**DATA SUPPLIED**

• • • •

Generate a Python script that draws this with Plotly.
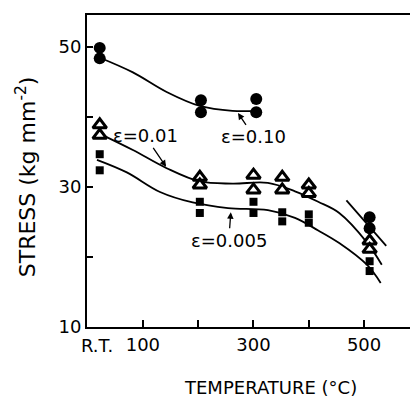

• • • •

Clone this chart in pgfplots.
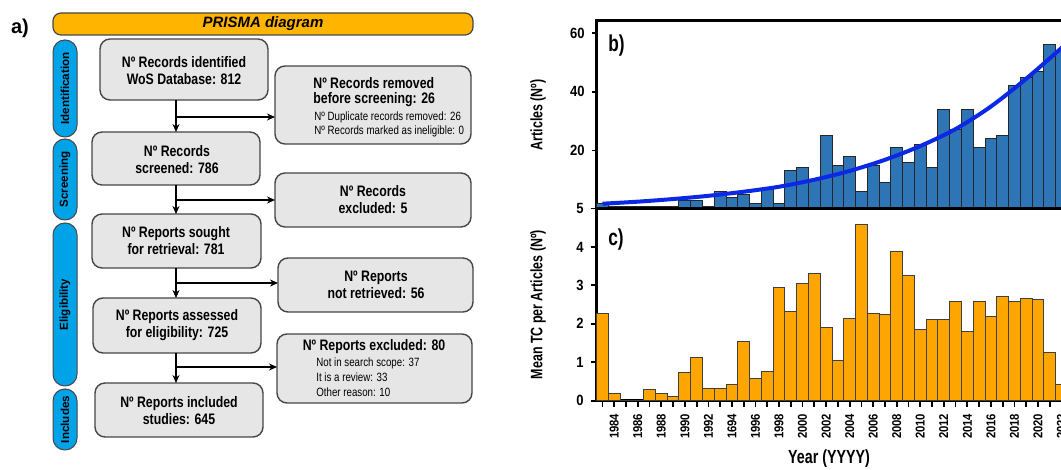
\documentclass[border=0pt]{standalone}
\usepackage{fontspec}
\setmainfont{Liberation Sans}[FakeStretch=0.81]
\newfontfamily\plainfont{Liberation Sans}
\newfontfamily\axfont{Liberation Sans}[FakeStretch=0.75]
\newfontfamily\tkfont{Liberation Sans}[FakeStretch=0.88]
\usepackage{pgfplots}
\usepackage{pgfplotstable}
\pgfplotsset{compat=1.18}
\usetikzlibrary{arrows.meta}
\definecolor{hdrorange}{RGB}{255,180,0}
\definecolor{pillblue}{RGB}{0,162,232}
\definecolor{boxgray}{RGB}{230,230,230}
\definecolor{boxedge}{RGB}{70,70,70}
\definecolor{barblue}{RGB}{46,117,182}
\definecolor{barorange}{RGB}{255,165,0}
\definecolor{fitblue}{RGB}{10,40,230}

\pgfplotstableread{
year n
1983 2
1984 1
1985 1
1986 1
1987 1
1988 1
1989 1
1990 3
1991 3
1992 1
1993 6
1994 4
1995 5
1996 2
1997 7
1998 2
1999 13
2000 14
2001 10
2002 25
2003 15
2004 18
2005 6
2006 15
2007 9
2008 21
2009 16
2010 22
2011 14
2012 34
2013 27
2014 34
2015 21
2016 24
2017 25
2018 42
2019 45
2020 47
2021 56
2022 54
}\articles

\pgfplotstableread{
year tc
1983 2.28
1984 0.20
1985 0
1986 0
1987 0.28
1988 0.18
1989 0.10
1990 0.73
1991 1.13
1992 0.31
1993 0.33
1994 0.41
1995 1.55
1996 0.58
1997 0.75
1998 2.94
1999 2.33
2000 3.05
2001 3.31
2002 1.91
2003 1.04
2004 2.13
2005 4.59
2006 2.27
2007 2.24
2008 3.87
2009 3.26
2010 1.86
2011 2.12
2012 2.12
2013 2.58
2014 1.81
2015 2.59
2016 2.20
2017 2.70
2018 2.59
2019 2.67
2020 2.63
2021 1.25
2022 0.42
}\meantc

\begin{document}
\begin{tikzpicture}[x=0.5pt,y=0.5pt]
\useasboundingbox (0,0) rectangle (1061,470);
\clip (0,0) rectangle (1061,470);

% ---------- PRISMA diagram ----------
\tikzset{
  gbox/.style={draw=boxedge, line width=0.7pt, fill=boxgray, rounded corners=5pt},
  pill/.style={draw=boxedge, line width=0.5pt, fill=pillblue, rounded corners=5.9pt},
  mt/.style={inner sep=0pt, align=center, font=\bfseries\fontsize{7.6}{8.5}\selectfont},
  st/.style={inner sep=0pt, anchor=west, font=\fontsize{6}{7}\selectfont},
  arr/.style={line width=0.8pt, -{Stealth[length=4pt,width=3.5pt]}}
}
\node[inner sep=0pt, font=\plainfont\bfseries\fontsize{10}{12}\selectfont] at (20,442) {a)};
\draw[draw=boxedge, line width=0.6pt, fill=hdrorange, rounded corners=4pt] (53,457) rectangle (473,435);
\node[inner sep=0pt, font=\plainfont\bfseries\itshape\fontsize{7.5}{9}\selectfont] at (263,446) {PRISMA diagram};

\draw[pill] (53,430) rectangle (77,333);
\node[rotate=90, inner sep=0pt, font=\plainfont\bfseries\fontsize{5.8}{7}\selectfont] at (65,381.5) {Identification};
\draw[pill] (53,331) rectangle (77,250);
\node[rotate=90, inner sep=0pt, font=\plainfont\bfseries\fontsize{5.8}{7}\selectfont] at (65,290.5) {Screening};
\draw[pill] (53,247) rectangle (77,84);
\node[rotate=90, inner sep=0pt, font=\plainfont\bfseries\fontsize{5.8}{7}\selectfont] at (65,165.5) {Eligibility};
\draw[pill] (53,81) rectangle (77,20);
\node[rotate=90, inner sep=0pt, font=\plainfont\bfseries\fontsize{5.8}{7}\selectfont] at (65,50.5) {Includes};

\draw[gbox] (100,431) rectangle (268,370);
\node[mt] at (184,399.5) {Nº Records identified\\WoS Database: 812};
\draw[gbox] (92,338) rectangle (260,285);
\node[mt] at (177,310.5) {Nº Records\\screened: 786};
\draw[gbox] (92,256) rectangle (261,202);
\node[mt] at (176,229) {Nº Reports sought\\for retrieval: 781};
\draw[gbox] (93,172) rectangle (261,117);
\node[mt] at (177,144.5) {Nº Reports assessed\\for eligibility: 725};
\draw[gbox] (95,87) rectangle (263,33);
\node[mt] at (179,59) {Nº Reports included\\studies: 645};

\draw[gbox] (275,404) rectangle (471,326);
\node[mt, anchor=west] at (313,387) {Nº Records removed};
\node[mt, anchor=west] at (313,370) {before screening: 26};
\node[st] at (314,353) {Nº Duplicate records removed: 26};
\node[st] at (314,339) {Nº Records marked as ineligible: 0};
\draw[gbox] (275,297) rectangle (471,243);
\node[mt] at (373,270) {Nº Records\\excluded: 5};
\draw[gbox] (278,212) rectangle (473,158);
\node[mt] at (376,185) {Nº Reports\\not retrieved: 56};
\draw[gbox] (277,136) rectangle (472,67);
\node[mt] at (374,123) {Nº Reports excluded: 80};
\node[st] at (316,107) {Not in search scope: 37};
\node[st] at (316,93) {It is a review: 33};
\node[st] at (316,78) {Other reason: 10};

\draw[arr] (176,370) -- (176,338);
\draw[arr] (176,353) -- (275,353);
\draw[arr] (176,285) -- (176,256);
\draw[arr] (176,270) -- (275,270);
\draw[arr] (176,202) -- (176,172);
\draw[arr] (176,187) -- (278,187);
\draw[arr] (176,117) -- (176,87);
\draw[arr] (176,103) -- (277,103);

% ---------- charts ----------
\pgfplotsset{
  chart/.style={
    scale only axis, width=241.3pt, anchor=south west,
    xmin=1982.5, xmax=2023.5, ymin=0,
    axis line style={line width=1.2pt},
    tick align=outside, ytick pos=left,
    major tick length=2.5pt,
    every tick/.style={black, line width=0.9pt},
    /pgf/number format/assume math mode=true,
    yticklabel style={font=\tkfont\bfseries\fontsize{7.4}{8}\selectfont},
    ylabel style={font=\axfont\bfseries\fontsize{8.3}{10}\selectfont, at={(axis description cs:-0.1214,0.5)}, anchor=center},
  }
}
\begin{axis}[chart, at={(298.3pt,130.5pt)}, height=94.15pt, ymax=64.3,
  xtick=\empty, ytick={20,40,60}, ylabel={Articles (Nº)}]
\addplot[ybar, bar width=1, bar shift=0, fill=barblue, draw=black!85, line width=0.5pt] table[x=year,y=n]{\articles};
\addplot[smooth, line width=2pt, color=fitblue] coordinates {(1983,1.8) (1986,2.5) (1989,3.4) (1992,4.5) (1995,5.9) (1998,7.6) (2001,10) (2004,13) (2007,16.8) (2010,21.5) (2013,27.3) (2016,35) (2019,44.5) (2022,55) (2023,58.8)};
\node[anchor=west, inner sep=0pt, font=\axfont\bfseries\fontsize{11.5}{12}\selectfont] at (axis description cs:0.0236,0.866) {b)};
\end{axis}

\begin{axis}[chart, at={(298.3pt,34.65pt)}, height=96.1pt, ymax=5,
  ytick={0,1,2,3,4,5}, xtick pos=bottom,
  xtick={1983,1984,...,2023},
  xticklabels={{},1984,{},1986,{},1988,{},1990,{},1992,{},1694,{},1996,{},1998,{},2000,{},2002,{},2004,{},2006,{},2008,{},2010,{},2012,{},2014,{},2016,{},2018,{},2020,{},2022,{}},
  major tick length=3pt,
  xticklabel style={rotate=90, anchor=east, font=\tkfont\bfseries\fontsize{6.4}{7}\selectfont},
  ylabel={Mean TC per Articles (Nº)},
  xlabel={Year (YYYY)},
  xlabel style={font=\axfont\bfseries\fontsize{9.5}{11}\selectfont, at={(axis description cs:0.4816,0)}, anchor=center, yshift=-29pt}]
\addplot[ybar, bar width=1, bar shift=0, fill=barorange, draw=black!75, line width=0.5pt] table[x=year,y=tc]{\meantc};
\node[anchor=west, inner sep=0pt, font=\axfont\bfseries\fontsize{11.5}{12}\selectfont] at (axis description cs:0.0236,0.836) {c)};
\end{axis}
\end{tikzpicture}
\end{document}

• • • •

**WHAT IS EXPECTED**
Where a line holds "this", copy it out.

**CORRECT RESPONSE**
Generate a Python script that draws this with Plotly.
Clone this chart in pgfplots.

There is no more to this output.